> _GIVEN INSTRUCTION_: Return the lines that follow, exactly as they appear, from the first through the one containing "plt.rcParams['font.family'] = ['Lato', 'DejaVu"; no pictures are to be included.

> _RECORDED DATA_:
* * * *

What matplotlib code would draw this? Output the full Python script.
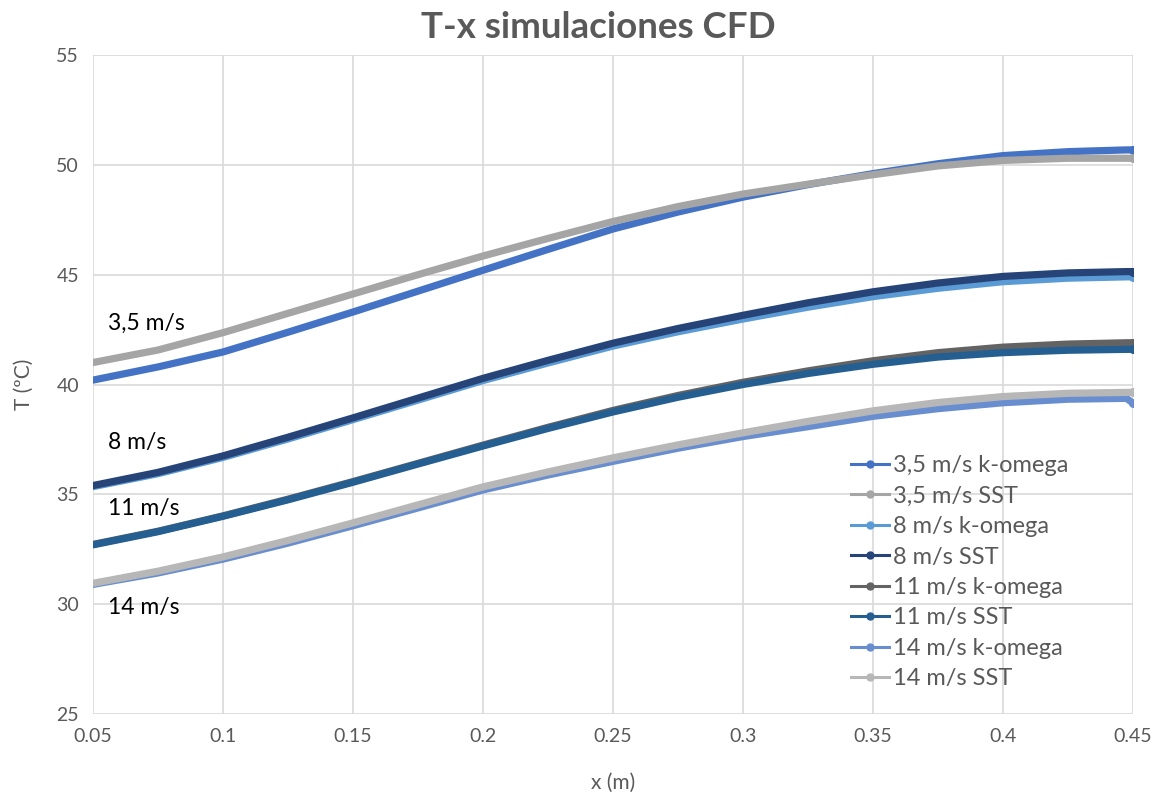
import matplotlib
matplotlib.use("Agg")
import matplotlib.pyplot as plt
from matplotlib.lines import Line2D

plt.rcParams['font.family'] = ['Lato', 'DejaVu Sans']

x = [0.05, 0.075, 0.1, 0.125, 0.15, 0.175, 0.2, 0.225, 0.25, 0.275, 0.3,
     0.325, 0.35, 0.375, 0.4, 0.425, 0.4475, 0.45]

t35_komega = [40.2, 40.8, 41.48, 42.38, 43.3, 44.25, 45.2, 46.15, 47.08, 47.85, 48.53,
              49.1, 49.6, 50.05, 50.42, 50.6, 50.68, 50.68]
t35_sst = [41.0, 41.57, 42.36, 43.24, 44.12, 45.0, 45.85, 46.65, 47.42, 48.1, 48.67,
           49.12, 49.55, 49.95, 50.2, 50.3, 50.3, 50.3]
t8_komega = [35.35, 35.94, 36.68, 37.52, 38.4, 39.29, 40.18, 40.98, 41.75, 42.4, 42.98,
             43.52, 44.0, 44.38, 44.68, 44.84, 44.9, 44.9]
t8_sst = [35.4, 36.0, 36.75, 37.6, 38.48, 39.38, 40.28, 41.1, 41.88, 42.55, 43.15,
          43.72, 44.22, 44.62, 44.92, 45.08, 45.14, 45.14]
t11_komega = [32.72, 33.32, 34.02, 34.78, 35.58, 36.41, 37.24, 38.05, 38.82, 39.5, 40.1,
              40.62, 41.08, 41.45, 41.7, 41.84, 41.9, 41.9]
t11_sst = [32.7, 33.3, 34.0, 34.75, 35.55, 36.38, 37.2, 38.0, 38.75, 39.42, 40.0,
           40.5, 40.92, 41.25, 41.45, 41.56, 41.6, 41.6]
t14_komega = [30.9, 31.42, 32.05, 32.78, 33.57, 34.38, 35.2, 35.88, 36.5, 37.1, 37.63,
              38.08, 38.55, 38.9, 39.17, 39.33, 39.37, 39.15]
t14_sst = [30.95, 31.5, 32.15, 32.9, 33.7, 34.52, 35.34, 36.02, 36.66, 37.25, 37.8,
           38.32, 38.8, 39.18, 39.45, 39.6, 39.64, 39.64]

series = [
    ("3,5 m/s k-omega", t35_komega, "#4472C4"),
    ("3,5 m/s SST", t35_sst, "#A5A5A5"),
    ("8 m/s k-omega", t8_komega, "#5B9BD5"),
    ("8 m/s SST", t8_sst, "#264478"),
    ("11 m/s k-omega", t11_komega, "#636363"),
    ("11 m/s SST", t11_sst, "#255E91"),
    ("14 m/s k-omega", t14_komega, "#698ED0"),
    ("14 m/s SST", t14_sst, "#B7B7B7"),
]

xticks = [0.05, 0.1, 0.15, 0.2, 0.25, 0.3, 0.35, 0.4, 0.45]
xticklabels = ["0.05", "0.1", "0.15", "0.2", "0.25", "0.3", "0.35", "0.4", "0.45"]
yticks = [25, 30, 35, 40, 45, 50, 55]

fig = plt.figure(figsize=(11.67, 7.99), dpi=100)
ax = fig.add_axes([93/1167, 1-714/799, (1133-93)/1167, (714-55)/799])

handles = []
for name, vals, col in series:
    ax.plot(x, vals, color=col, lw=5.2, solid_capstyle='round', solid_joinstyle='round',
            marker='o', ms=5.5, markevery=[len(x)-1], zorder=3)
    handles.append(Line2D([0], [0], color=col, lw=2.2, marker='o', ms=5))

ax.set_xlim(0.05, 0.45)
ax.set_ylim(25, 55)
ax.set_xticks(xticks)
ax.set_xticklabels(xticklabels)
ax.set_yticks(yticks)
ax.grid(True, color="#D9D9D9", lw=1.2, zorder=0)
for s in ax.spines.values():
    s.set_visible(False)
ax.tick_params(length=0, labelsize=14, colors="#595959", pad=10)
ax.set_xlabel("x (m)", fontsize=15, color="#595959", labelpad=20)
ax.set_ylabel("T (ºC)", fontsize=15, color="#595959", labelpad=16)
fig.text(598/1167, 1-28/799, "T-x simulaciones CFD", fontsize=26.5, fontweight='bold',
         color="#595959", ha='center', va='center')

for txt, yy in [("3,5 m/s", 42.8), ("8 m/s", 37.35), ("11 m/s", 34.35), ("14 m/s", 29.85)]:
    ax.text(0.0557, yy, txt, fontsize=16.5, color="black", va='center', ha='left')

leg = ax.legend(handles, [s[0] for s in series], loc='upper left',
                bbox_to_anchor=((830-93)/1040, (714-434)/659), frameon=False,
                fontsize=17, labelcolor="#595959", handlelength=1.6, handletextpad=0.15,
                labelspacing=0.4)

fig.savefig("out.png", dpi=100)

* * * *

> _EXERCISE RESULT_:
What matplotlib code would draw this? Output the full Python script.
import matplotlib
matplotlib.use("Agg")
import matplotlib.pyplot as plt
from matplotlib.lines import Line2D

plt.rcParams['font.family'] = ['Lato', 'DejaVu Sans']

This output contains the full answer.